The results tend to support the theory, which reasons that the degree of seller interdependency, as measured by concentration levels, is inversely related to the strength of competition in a market. While not universal, the results are impressive in light of the variety of time periods, profit and concentration measures, and industry samples used in the different research projects.

This book is designed to address policy questions concerning the preservation and promotion of competition in the domestic production of primary energy. While economic theory is essential to formulating public policy, Prof. Baumol has noted some inherent limitations of theory in this role. Theory, according to Baumol, is better suited to the task of recommending against, rather than supporting, a particular policy action. This results from the necessity to construct models which, by their nature, oversimplify reality. Baumol notes that

... since we have good reasons to suspect the representativeness of the model, we are not likely to have much confidence in policy proposals for which it serves as primary justification.
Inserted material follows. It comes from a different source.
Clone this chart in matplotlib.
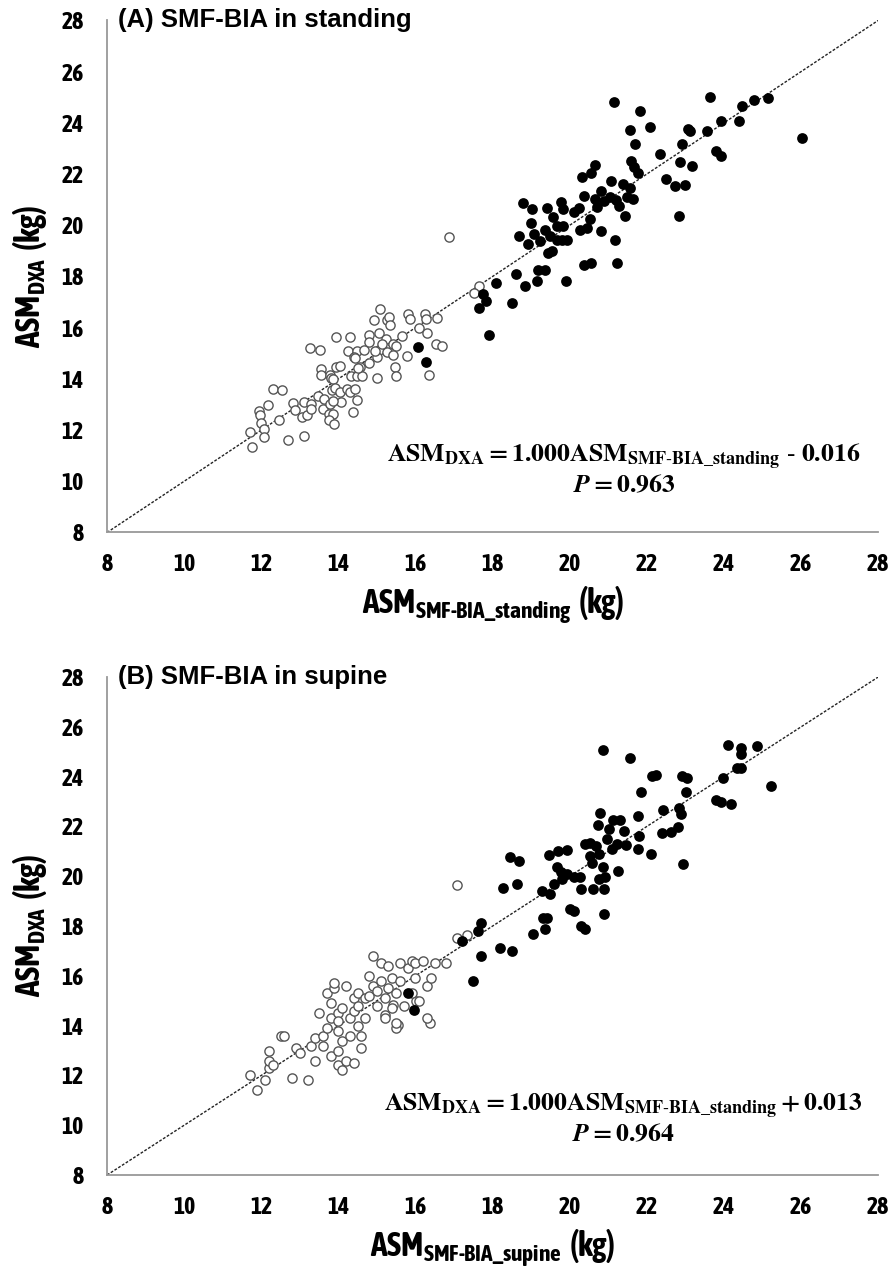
import matplotlib
matplotlib.use('Agg')
import matplotlib.pyplot as plt
from matplotlib import font_manager

# pick a condensed sans that has a bold face, else plain Liberation Sans
bold_narrow = sorted({f.name for f in font_manager.fontManager.ttflist
                      if ('Narrow' in f.name or 'Condensed' in f.name)
                      and isinstance(f.weight, int) and f.weight >= 600
                      or ('Narrow' in f.name or 'Condensed' in f.name)
                      and str(f.weight).lower() in ('bold', 'heavy', 'black', 'demibold', 'semibold')})
SANS = bold_narrow[0] if bold_narrow else 'Liberation Sans'

plt.rcParams['mathtext.fontset'] = 'custom'
plt.rcParams['mathtext.rm'] = SANS + ':bold'
plt.rcParams['mathtext.bf'] = SANS + ':bold'
plt.rcParams['mathtext.it'] = SANS + ':bold'

# ---- data (kg) ----
# (A) standing, filled = men, open = women
a_fill_x = [21.15, 23.63, 21.82, 25.14, 24.78, 24.46, 21.56, 22.09, 23.07, 23.11, 23.55, 23.92, 24.40,
            26.03, 21.70, 22.92, 22.35, 22.86, 23.18, 23.79, 23.92, 21.59, 21.67, 21.78, 20.67, 20.55,
            20.31, 21.08, 21.39, 21.57, 22.50, 22.73, 22.99, 20.81, 20.37, 20.67, 20.88, 20.72, 21.05,
            21.20, 21.27, 21.50, 21.64, 21.44, 22.83, 18.80, 19.02, 19.42, 19.78, 19.84, 20.10, 20.25,
            19.58, 19.68, 19.84, 19.00, 18.68, 19.08, 18.93, 19.22, 19.35, 19.48, 19.67, 19.80, 19.92,
            20.27, 20.46, 20.53, 20.81, 21.17, 19.45, 19.54, 19.17, 19.36, 20.38, 20.55, 21.22, 18.61,
            19.16, 18.84, 19.91, 18.08, 18.51, 17.75, 17.83, 17.66, 17.92, 16.07, 16.27]
a_fill_y = [24.82, 25.00, 24.48, 24.98, 24.91, 24.67, 23.74, 23.85, 23.77, 23.70, 23.69, 24.07, 24.07,
            23.39, 23.16, 23.16, 22.78, 22.49, 22.31, 22.90, 22.70, 22.51, 22.27, 22.04, 22.35, 22.04,
            21.87, 21.72, 21.62, 21.46, 21.80, 21.55, 21.57, 21.32, 21.16, 21.03, 20.94, 20.70, 21.10,
            20.97, 20.75, 21.12, 21.01, 20.38, 20.36, 20.86, 20.64, 20.68, 20.90, 20.64, 20.51, 20.67,
            20.32, 19.97, 19.97, 20.10, 19.59, 19.64, 19.28, 19.37, 19.82, 19.60, 19.41, 19.41, 19.41,
            19.82, 19.89, 20.25, 19.76, 19.41, 18.91, 18.99, 18.26, 18.24, 18.46, 18.54, 18.54, 18.08,
            17.82, 17.64, 17.84, 17.73, 16.96, 17.32, 17.04, 16.75, 15.73, 15.25, 14.65]
a_open_x = [16.86, 17.66, 17.52, 15.08, 14.93, 15.25, 15.32, 15.34, 15.81, 15.86, 16.26, 16.28, 16.57,
            16.08, 16.31, 15.65, 16.53, 16.69, 15.79, 16.36, 15.48, 15.50, 15.01, 13.27, 13.53, 13.93,
            14.29, 14.79, 15.06, 15.24, 15.43, 15.49, 15.05, 15.25, 15.43, 14.25, 14.48, 14.67, 14.79,
            14.41, 14.99, 14.80, 14.56, 13.56, 13.56, 13.78, 13.94, 14.04, 14.32, 14.48, 14.61, 13.82,
            13.87, 14.51, 12.31, 12.53, 12.17, 11.95, 11.97, 12.00, 12.07, 11.71, 11.76, 12.08, 12.46,
            12.69, 13.11, 12.82, 12.88, 13.05, 13.18, 13.11, 13.28, 13.30, 13.48, 13.63, 13.61, 13.78,
            13.83, 13.91, 14.04, 14.23, 14.29, 14.43, 14.48, 14.06, 13.87, 13.75, 13.87, 13.75, 13.89,
            14.39, 15.13, 14.96, 14.42]
a_open_y = [19.54, 17.61, 17.35, 16.74, 16.29, 16.31, 16.41, 16.09, 16.54, 16.34, 16.54, 16.35, 16.38,
            15.97, 15.79, 15.68, 15.36, 15.29, 14.88, 14.17, 14.48, 14.13, 14.04, 15.20, 15.12, 15.63,
            15.64, 15.71, 15.79, 15.55, 15.37, 15.28, 15.14, 15.06, 14.95, 15.08, 15.08, 15.14, 15.43,
            14.85, 14.85, 14.61, 14.46, 14.38, 14.15, 14.17, 14.46, 14.52, 14.13, 14.13, 14.13, 14.04,
            14.00, 14.43, 13.61, 13.55, 12.99, 12.74, 12.57, 12.27, 12.05, 11.92, 11.33, 11.72, 12.40,
            11.63, 11.75, 13.05, 12.79, 12.51, 12.57, 13.08, 13.03, 12.83, 13.35, 13.22, 12.83, 13.00,
            13.55, 13.65, 13.48, 13.61, 13.48, 13.61, 13.19, 13.09, 13.13, 12.61, 12.64, 12.38, 12.22,
            12.70, 15.37, 15.07, 14.82]

# (B) supine
b_fill_x = [20.87, 21.56, 24.10, 24.44, 24.44, 24.87, 24.33, 24.44, 23.99, 25.22, 22.13, 22.24, 22.91,
            23.04, 23.02, 21.85, 23.80, 23.92, 24.18, 22.43, 22.83, 22.88, 20.78, 20.74, 21.01, 21.13,
            21.31, 21.40, 21.78, 21.79, 20.98, 22.39, 22.64, 22.80, 20.40, 20.53, 20.69, 21.24, 21.46,
            21.09, 21.77, 22.11, 20.53, 20.75, 20.58, 20.86, 21.25, 22.95, 19.47, 19.70, 19.92, 18.44,
            18.68, 19.68, 19.77, 19.92, 20.10, 20.27, 20.75, 20.92, 18.27, 18.64, 19.28, 17.70, 17.62,
            19.32, 19.42, 19.36, 19.06, 19.60, 19.80, 20.30, 20.60, 20.90, 19.50, 20.30, 20.90, 20.00,
            20.10, 20.40, 17.20, 17.50, 17.70, 18.20, 18.50, 15.80, 15.95]
b_fill_y = [25.07, 24.76, 25.27, 25.17, 24.92, 25.25, 24.33, 24.33, 23.93, 23.61, 24.01, 24.08, 24.01,
            23.93, 23.37, 23.37, 23.08, 22.97, 22.89, 22.65, 22.75, 22.52, 22.55, 22.05, 21.91, 22.25,
            22.25, 21.81, 22.41, 21.61, 21.51, 21.72, 21.77, 21.99, 21.31, 21.35, 21.21, 21.28, 21.24,
            21.08, 21.11, 20.89, 20.81, 20.88, 20.52, 20.39, 20.21, 20.48, 20.85, 21.03, 21.05, 20.79,
            20.63, 20.39, 20.17, 20.08, 19.99, 19.99, 19.91, 19.99, 19.51, 19.71, 19.41, 18.12, 17.79,
            18.32, 18.32, 17.88, 17.68, 19.70, 19.90, 19.50, 19.50, 19.50, 19.30, 18.00, 18.50, 18.70,
            18.60, 17.90, 17.40, 15.80, 16.80, 17.10, 17.00, 15.30, 14.61]
b_open_x = [17.07, 17.33, 17.07, 16.38, 15.56, 15.50, 15.21, 15.43, 16.02, 11.70, 11.90, 12.10, 12.20,
            12.20, 12.20, 12.30, 12.50, 12.60, 12.80, 12.90, 13.00, 13.20, 13.30, 13.40, 13.50, 13.40,
            13.60, 13.60, 13.70, 13.70, 13.80, 13.80, 13.80, 13.90, 13.90, 14.00, 14.00, 14.00, 14.00,
            14.00, 14.10, 14.10, 14.10, 14.20, 14.30, 14.30, 14.40, 14.40, 14.50, 14.50, 14.50, 14.60,
            14.60, 14.70, 14.70, 14.80, 14.80, 14.90, 14.90, 15.00, 15.00, 15.10, 15.10, 15.20, 15.20,
            15.30, 15.30, 15.40, 15.40, 15.50, 15.50, 15.60, 15.60, 15.70, 15.80, 15.90, 15.90, 16.00,
            16.00, 16.10, 16.20, 16.30, 16.30, 16.50, 16.40, 16.80, 14.20, 14.40]
b_open_y = [19.65, 17.64, 17.51, 14.12, 14.04, 13.91, 14.44, 14.81, 15.01, 12.00, 11.40, 11.80, 12.30,
            12.60, 13.00, 12.40, 13.60, 13.60, 11.90, 13.10, 12.90, 11.80, 13.20, 12.60, 14.50, 13.50,
            13.60, 13.20, 13.90, 15.30, 12.80, 14.30, 14.90, 15.50, 15.70, 14.50, 14.20, 13.80, 13.00,
            12.40, 12.20, 13.40, 14.70, 15.60, 14.30, 13.60, 14.60, 15.10, 14.80, 15.30, 14.00, 13.60,
            13.10, 15.10, 14.30, 15.20, 16.00, 15.60, 16.80, 14.80, 15.40, 15.80, 16.50, 15.10, 14.30,
            15.50, 16.40, 15.90, 14.70, 15.30, 14.10, 16.50, 15.80, 14.80, 16.30, 16.60, 15.30, 16.50,
            15.90, 15.00, 16.60, 15.60, 14.30, 16.50, 15.90, 16.50, 12.60, 12.50]

ticks = [8, 10, 12, 14, 16, 18, 20, 22, 24, 26, 28]

panels = [
    ('(A) SMF-BIA in standing', a_fill_x, a_fill_y, a_open_x, a_open_y,
     r'$\mathbf{ASM_{SMF\text{-}BIA\_standing}\ (kg)}$',
     r'$\mathbf{ASM_{DXA}=1.000ASM_{SMF\text{-}BIA\_standing}\text{ - }0.016}$',
     r'$\mathbfit{P}\mathbf{=0.963}$', 10.95),
    ('(B) SMF-BIA in supine', b_fill_x, b_fill_y, b_open_x, b_open_y,
     r'$\mathbf{ASM_{SMF\text{-}BIA\_supine}\ (kg)}$',
     r'$\mathbf{ASM_{DXA}=1.000ASM_{SMF\text{-}BIA\_standing}+0.013}$',
     r'$\mathbfit{P}\mathbf{=0.964}$', 10.75),
]

narrow_ok = SANS != 'Liberation Sans'
fig = plt.figure(figsize=(8.95, 12.8), dpi=100)
boxes = [[0.1196, 0.584, 0.8615, 0.400], [0.1196, 0.082, 0.8615, 0.389]]

for box, (title, fx, fy, ox, oy, xlab, eq, pval, eq_y) in zip(boxes, panels):
    ax = fig.add_axes(box)
    ax.plot([8, 28], [8, 28], ls=(0, (2, 1.2)), color='#222222', lw=1.0, zorder=1)
    ax.scatter(ox, oy, s=44, facecolors='white', edgecolors='#555555', linewidths=1.0, zorder=2)
    ax.scatter(fx, fy, s=60, color='black', linewidths=0, zorder=3)
    ax.set_xlim(8, 28)
    ax.set_ylim(8, 28)
    ax.set_xticks(ticks)
    ax.set_yticks(ticks)
    for s in ['top', 'right']:
        ax.spines[s].set_visible(False)
    for s in ['left', 'bottom']:
        ax.spines[s].set_color('#999999')
        ax.spines[s].set_linewidth(1.3)
    ax.tick_params(axis='x', length=0, pad=15)
    ax.tick_params(axis='y', length=0, pad=17)
    for lbl in ax.get_xticklabels() + ax.get_yticklabels():
        lbl.set_fontfamily(SANS)
        lbl.set_fontweight('bold')
        lbl.set_fontsize(17 if narrow_ok else 14)
    ax.set_xlabel(xlab, fontsize=24 if narrow_ok else 20, labelpad=6, math_fontfamily='custom')
    ax.set_ylabel(r'$\mathbf{ASM_{DXA}\ (kg)}$', fontsize=24 if narrow_ok else 20, labelpad=9,
                  math_fontfamily='custom')
    ax.text(0.014, 1.0, title, transform=ax.transAxes, ha='left', va='center',
            fontsize=18.5, fontweight='bold', family='Liberation Sans')
    ax.text(21.4, eq_y, eq, ha='center', va='center', fontsize=18.5, math_fontfamily='stix')
    ax.text(21.4, eq_y - 1.1, pval, ha='center', va='center', fontsize=18.5, math_fontfamily='stix')

fig.savefig('out.png', dpi=100)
Thus, it is the nature of model building that weakens the ability of theory to take a positive position in formulating policy.

In spite of the weakness of theory, the available evidence linking market structure to performance has been sufficient to cause U.S. antitrust policy to take a clear turn toward a structural approach and away from a conduct approach. The net effect of this change in relative emphasis is almost certain to produce a much more balanced antitrust policy.

INDUSTRY DEFINITION

Concentration measures are only meaningful if constructed on the basis of properly defined economic markets. This involves defining product market boundaries in a manner that yields a close approximation of an economic market. In addition, the proper geographic dimensions of the market must be determined. Unless this is accomplished, the resulting measures of concentration are of little, if any, value in deducing the strength of competition in a market.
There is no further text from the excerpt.